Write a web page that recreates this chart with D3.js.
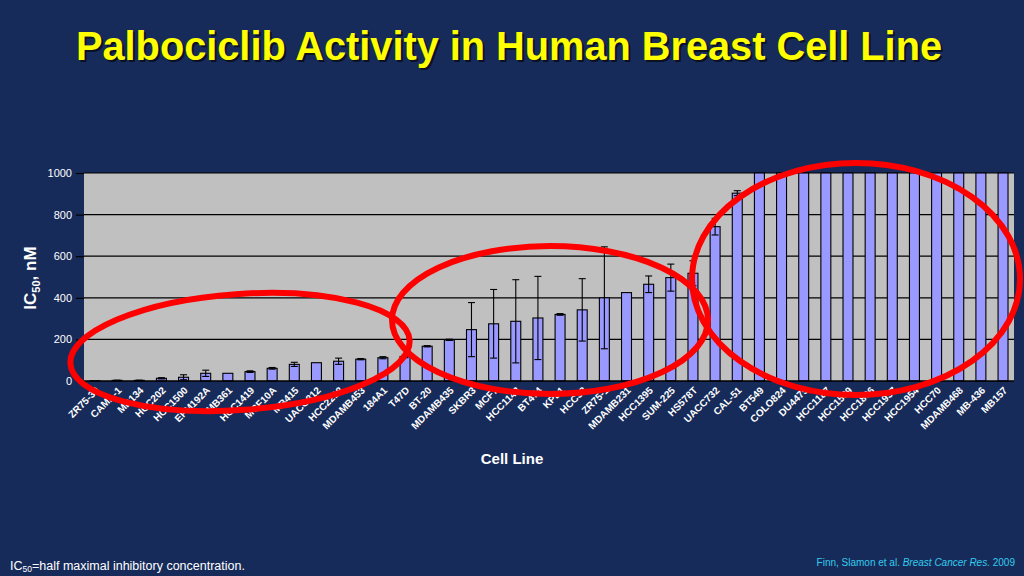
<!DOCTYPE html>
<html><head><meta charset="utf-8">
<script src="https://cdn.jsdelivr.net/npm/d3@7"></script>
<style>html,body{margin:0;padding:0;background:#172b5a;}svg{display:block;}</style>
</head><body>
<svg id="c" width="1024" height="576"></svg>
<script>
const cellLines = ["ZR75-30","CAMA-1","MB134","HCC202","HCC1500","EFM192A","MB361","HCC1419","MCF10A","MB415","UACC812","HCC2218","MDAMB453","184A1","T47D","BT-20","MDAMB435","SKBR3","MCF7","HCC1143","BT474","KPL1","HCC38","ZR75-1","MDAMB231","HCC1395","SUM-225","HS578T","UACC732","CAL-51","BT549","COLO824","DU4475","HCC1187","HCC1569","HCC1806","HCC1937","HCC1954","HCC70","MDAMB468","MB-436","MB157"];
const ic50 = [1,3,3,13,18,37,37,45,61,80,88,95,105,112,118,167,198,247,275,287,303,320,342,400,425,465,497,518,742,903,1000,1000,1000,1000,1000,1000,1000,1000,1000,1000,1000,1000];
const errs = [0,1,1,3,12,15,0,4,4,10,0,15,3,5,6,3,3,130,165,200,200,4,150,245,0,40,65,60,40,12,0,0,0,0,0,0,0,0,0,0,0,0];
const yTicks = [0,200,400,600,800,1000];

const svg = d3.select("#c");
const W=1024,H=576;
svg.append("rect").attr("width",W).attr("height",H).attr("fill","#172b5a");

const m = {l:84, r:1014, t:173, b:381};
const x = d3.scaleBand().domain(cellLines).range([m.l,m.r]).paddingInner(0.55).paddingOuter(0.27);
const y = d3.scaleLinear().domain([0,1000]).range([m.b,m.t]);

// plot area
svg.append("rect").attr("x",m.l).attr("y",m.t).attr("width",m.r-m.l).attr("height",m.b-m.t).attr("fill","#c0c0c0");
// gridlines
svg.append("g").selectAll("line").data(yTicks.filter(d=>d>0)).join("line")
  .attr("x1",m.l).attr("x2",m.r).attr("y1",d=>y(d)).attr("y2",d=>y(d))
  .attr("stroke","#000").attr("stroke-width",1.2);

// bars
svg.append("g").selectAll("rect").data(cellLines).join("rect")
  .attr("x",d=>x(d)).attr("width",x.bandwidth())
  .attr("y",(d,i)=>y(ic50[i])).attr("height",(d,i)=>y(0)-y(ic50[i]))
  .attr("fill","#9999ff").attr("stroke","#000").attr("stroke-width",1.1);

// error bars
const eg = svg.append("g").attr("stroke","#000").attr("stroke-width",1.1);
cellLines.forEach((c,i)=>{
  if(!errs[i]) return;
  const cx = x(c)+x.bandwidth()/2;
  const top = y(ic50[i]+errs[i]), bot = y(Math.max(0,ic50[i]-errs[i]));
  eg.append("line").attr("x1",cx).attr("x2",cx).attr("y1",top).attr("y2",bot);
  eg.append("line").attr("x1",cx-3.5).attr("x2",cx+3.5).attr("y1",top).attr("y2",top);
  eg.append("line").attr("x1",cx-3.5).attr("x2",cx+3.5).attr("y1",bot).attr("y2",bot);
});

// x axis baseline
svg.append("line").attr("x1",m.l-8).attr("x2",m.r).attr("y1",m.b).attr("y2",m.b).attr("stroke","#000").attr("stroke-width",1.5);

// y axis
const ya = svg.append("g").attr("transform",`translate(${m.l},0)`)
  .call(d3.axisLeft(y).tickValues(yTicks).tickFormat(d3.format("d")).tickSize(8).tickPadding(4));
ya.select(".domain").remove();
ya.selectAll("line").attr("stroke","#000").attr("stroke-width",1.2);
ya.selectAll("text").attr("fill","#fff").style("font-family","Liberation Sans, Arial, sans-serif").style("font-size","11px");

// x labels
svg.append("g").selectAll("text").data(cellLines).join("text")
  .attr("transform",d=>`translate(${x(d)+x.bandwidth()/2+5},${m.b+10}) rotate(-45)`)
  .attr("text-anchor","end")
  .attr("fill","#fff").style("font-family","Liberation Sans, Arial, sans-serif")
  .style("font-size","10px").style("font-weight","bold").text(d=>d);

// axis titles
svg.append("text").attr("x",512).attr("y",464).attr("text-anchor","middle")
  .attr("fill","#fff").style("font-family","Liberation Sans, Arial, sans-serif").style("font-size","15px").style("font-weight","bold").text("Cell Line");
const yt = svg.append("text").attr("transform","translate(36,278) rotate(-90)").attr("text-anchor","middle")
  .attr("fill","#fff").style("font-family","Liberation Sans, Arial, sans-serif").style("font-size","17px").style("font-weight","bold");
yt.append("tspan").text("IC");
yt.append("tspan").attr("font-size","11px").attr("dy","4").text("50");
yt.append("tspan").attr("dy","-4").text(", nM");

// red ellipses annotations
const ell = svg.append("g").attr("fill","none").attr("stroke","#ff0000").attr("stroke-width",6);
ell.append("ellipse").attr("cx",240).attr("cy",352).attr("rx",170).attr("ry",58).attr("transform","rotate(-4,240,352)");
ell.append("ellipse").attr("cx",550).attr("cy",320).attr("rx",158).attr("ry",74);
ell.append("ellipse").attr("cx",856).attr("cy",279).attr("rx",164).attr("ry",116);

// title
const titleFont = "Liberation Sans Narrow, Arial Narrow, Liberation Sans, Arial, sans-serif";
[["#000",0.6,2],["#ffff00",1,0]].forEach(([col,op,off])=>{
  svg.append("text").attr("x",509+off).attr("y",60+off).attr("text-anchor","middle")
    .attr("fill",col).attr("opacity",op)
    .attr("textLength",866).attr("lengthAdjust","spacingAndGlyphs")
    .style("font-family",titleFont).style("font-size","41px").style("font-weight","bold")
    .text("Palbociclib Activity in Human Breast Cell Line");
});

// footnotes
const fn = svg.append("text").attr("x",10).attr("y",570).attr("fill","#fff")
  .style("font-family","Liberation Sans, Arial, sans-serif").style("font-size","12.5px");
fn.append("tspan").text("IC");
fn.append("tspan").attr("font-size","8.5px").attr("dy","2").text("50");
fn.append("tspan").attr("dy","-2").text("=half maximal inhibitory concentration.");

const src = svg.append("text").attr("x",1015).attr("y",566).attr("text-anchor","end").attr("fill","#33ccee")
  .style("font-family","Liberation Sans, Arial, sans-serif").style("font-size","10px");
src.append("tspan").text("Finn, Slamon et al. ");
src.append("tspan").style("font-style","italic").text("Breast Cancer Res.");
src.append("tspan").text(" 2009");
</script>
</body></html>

## PROBLEM TO WORK ON
Omit pictures; set down the rest of the material word for word.

## CORRECT RESULT
Write a web page that recreates this chart with D3.js.
<!DOCTYPE html>
<html><head><meta charset="utf-8">
<script src="https://cdn.jsdelivr.net/npm/d3@7"></script>
<style>html,body{margin:0;padding:0;background:#172b5a;}svg{display:block;}</style>
</head><body>
<svg id="c" width="1024" height="576"></svg>
<script>
const cellLines = ["ZR75-30","CAMA-1","MB134","HCC202","HCC1500","EFM192A","MB361","HCC1419","MCF10A","MB415","UACC812","HCC2218","MDAMB453","184A1","T47D","BT-20","MDAMB435","SKBR3","MCF7","HCC1143","BT474","KPL1","HCC38","ZR75-1","MDAMB231","HCC1395","SUM-225","HS578T","UACC732","CAL-51","BT549","COLO824","DU4475","HCC1187","HCC1569","HCC1806","HCC1937","HCC1954","HCC70","MDAMB468","MB-436","MB157"];
const ic50 = [1,3,3,13,18,37,37,45,61,80,88,95,105,112,118,167,198,247,275,287,303,320,342,400,425,465,497,518,742,903,1000,1000,1000,1000,1000,1000,1000,1000,1000,1000,1000,1000];
const errs = [0,1,1,3,12,15,0,4,4,10,0,15,3,5,6,3,3,130,165,200,200,4,150,245,0,40,65,60,40,12,0,0,0,0,0,0,0,0,0,0,0,0];
const yTicks = [0,200,400,600,800,1000];

const svg = d3.select("#c");
const W=1024,H=576;
svg.append("rect").attr("width",W).attr("height",H).attr("fill","#172b5a");

const m = {l:84, r:1014, t:173, b:381};
const x = d3.scaleBand().domain(cellLines).range([m.l,m.r]).paddingInner(0.55).paddingOuter(0.27);
const y = d3.scaleLinear().domain([0,1000]).range([m.b,m.t]);

// plot area
svg.append("rect").attr("x",m.l).attr("y",m.t).attr("width",m.r-m.l).attr("height",m.b-m.t).attr("fill","#c0c0c0");
// gridlines
svg.append("g").selectAll("line").data(yTicks.filter(d=>d>0)).join("line")
  .attr("x1",m.l).attr("x2",m.r).attr("y1",d=>y(d)).attr("y2",d=>y(d))
  .attr("stroke","#000").attr("stroke-width",1.2);

// bars
svg.append("g").selectAll("rect").data(cellLines).join("rect")
  .attr("x",d=>x(d)).attr("width",x.bandwidth())
  .attr("y",(d,i)=>y(ic50[i])).attr("height",(d,i)=>y(0)-y(ic50[i]))
  .attr("fill","#9999ff").attr("stroke","#000").attr("stroke-width",1.1);

// error bars
const eg = svg.append("g").attr("stroke","#000").attr("stroke-width",1.1);
cellLines.forEach((c,i)=>{
  if(!errs[i]) return;
  const cx = x(c)+x.bandwidth()/2;
  const top = y(ic50[i]+errs[i]), bot = y(Math.max(0,ic50[i]-errs[i]));
  eg.append("line").attr("x1",cx).attr("x2",cx).attr("y1",top).attr("y2",bot);
  eg.append("line").attr("x1",cx-3.5).attr("x2",cx+3.5).attr("y1",top).attr("y2",top);
  eg.append("line").attr("x1",cx-3.5).attr("x2",cx+3.5).attr("y1",bot).attr("y2",bot);
});

// x axis baseline
svg.append("line").attr("x1",m.l-8).attr("x2",m.r).attr("y1",m.b).attr("y2",m.b).attr("stroke","#000").attr("stroke-width",1.5);

// y axis
const ya = svg.append("g").attr("transform",`translate(${m.l},0)`)
  .call(d3.axisLeft(y).tickValues(yTicks).tickFormat(d3.format("d")).tickSize(8).tickPadding(4));
ya.select(".domain").remove();
ya.selectAll("line").attr("stroke","#000").attr("stroke-width",1.2);
ya.selectAll("text").attr("fill","#fff").style("font-family","Liberation Sans, Arial, sans-serif").style("font-size","11px");

// x labels
svg.append("g").selectAll("text").data(cellLines).join("text")
  .attr("transform",d=>`translate(${x(d)+x.bandwidth()/2+5},${m.b+10}) rotate(-45)`)
  .attr("text-anchor","end")
  .attr("fill","#fff").style("font-family","Liberation Sans, Arial, sans-serif")
  .style("font-size","10px").style("font-weight","bold").text(d=>d);

// axis titles
svg.append("text").attr("x",512).attr("y",464).attr("text-anchor","middle")
  .attr("fill","#fff").style("font-family","Liberation Sans, Arial, sans-serif").style("font-size","15px").style("font-weight","bold").text("Cell Line");
const yt = svg.append("text").attr("transform","translate(36,278) rotate(-90)").attr("text-anchor","middle")
  .attr("fill","#fff").style("font-family","Liberation Sans, Arial, sans-serif").style("font-size","17px").style("font-weight","bold");
yt.append("tspan").text("IC");
yt.append("tspan").attr("font-size","11px").attr("dy","4").text("50");
yt.append("tspan").attr("dy","-4").text(", nM");

// red ellipses annotations
const ell = svg.append("g").attr("fill","none").attr("stroke","#ff0000").attr("stroke-width",6);
ell.append("ellipse").attr("cx",240).attr("cy",352).attr("rx",170).attr("ry",58).attr("transform","rotate(-4,240,352)");
ell.append("ellipse").attr("cx",550).attr("cy",320).attr("rx",158).attr("ry",74);
ell.append("ellipse").attr("cx",856).attr("cy",279).attr("rx",164).attr("ry",116);

// title
const titleFont = "Liberation Sans Narrow, Arial Narrow, Liberation Sans, Arial, sans-serif";
[["#000",0.6,2],["#ffff00",1,0]].forEach(([col,op,off])=>{
  svg.append("text").attr("x",509+off).attr("y",60+off).attr("text-anchor","middle")
    .attr("fill",col).attr("opacity",op)
    .attr("textLength",866).attr("lengthAdjust","spacingAndGlyphs")
    .style("font-family",titleFont).style("font-size","41px").style("font-weight","bold")
    .text("Palbociclib Activity in Human Breast Cell Line");
});

// footnotes
const fn = svg.append("text").attr("x",10).attr("y",570).attr("fill","#fff")
  .style("font-family","Liberation Sans, Arial, sans-serif").style("font-size","12.5px");
fn.append("tspan").text("IC");
fn.append("tspan").attr("font-size","8.5px").attr("dy","2").text("50");
fn.append("tspan").attr("dy","-2").text("=half maximal inhibitory concentration.");

const src = svg.append("text").attr("x",1015).attr("y",566).attr("text-anchor","end").attr("fill","#33ccee")
  .style("font-family","Liberation Sans, Arial, sans-serif").style("font-size","10px");
src.append("tspan").text("Finn, Slamon et al. ");
src.append("tspan").style("font-style","italic").text("Breast Cancer Res.");
src.append("tspan").text(" 2009");
</script>
</body></html>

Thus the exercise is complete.